--- Start of Data ---

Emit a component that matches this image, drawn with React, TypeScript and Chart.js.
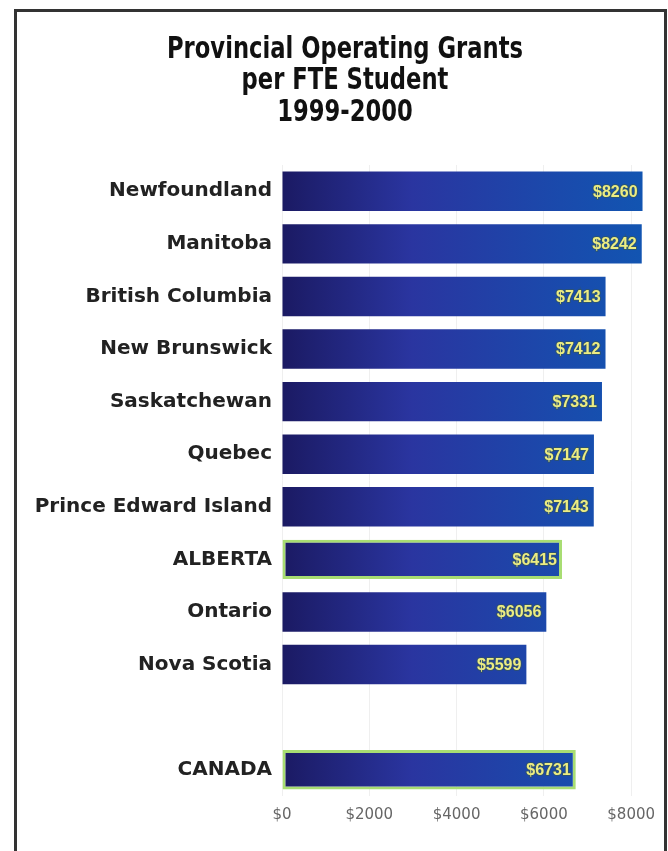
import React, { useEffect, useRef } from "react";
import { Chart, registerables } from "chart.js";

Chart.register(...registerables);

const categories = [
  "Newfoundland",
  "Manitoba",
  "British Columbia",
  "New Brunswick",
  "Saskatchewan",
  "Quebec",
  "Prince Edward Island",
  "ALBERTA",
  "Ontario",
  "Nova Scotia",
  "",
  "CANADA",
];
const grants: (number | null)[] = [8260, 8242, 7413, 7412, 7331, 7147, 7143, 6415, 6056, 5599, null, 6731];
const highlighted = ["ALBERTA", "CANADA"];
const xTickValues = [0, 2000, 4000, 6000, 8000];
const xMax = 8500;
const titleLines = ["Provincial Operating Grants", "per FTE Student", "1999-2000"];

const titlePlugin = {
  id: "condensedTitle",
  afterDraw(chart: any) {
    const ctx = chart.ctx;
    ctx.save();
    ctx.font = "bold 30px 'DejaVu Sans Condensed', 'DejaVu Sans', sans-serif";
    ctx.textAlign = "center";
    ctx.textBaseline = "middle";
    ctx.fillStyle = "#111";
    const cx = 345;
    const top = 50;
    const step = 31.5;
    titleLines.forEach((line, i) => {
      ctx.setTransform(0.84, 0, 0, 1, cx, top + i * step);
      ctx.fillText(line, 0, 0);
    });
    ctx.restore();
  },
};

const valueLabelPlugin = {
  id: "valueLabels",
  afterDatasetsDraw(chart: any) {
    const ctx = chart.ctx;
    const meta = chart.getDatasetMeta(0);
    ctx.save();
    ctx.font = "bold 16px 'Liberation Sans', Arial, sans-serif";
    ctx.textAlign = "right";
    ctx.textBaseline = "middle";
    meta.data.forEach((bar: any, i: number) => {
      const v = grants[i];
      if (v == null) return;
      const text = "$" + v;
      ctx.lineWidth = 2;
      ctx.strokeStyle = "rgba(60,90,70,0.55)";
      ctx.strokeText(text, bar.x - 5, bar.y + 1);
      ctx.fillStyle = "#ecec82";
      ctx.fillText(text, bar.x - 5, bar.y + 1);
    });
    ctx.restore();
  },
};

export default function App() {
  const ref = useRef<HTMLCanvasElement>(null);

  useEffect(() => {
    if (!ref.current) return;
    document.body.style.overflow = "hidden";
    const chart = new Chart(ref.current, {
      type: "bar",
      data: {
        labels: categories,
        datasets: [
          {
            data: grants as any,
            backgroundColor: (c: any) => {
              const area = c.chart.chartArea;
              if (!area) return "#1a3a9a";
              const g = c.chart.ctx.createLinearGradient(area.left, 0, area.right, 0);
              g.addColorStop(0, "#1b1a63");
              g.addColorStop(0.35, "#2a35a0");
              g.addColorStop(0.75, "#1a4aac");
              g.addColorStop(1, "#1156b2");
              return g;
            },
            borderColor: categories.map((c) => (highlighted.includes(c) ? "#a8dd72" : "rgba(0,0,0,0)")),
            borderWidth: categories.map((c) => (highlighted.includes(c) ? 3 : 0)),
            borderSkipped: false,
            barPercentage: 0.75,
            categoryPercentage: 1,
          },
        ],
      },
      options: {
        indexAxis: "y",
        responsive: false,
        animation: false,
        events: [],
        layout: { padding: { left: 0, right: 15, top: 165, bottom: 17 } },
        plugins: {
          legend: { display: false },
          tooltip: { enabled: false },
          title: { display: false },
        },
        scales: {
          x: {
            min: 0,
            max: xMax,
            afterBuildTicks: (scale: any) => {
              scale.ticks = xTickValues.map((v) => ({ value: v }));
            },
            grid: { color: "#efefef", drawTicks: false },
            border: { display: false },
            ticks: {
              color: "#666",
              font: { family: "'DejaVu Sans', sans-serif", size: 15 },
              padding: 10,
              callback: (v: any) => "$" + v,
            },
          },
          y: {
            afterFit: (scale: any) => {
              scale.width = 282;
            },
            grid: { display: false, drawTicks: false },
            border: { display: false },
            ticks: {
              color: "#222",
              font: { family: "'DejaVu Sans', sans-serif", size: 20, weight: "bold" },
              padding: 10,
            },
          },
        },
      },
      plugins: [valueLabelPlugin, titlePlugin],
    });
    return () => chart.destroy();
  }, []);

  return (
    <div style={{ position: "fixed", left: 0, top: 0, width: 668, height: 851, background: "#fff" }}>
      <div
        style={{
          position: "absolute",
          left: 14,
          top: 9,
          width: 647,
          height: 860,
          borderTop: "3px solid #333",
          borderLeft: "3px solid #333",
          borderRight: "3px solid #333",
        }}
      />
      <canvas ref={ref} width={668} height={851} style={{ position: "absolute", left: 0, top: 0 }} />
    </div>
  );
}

--- End of Data ---

What to produce:
Isolate each line of the listing above that includes "React". Copy it.

Response:
Emit a component that matches this image, drawn with React, TypeScript and Chart.js.
import React, { useEffect, useRef } from "react";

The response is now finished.